California State Teachers' Retirement System plans to engage gunmakers and retailers about illegal firearm sales in California rather than immediately divesting from those companies.
The pension fund's board unanimously approved the plan on May 9. CalSTRS, which oversees a portfolio valued at $222.5 billion, will prioritize engaging with companies making or selling firearms, and may look to divest from such investments down the road.
"This plan advances a more public approach, to leverage the public pressure that has been mounting in this country in response to recent tragic gun violence," CalSTRS Investment Committee Chair Harry Keiley said in a statement.
By engaging with retailers such as Walmart Inc., Kroger Co. and Dick's Sporting Goods Inc., CalSTRS joins a growing number of U.S. financial companies and organizations that have become more critical of the manufacture and sale of firearms.

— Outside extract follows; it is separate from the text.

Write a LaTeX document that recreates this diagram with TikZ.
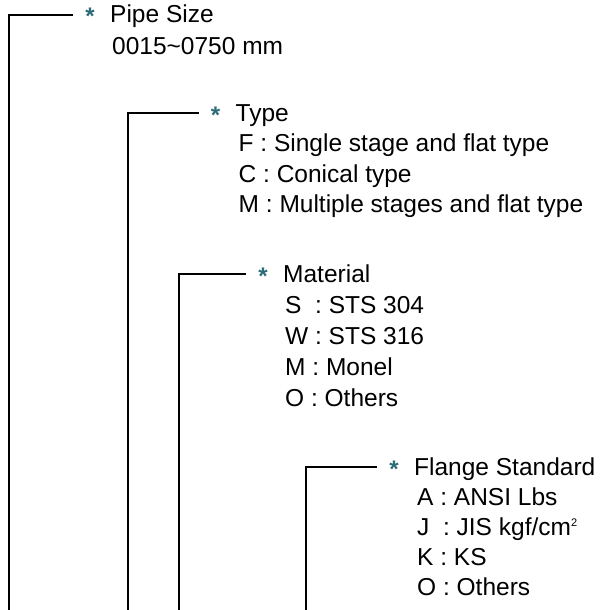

The uproar against gunmakers and retailers was sparked in February when a school shooting in Parkland, Fla., left 17 dead. Since then, assets managers including BlackRock Inc., Vanguard Group Inc. and State Street Global Advisors Ltd., revealed their intentions to also engage gunmakers and firearm retailers.
Big banks have also taken action against such companies. In March, Citigroup Inc. put new restrictions on its business customers that sell guns. A month later, Bank of America Corp. said it would stop lending to companies manufacturing assault-style guns used outside of the military.
CalSTRS had already taken action to rid its portfolio of investments in gunmakers. Following the Sandy Hook Elementary School shooting in 2012, the pension fund began divesting investments in two publicly traded U.S. gun manufacturers, CalSTRS said. Most recently, the pension fund said it liquidated its investments in Vista Outdoor Inc. in February after the company added a line of firearms that violated CalSTRS' policy.
For months, the pension fund has faced pressure to divest its holdings in companies selling assault weapons and bump stocks. California State Treasurer John Chiang, a Democratic candidate in California's 2018 gubernatorial race, urged CalSTRS and California Public Employees' Retirement System to divest from companies that sell them.
CalSTRS' decision could ultimately lead the pension fund's board to divest the holdings, if the talks do not go well, CalSTRS said in its statement.
At the end of 2017, CalSTRS held more than 2 million shares of Walmart stock, more than 1 million shares of Kroger stock and a little more than 100,000 shares of Dick's stock, according to S&P Global Market Intelligence data.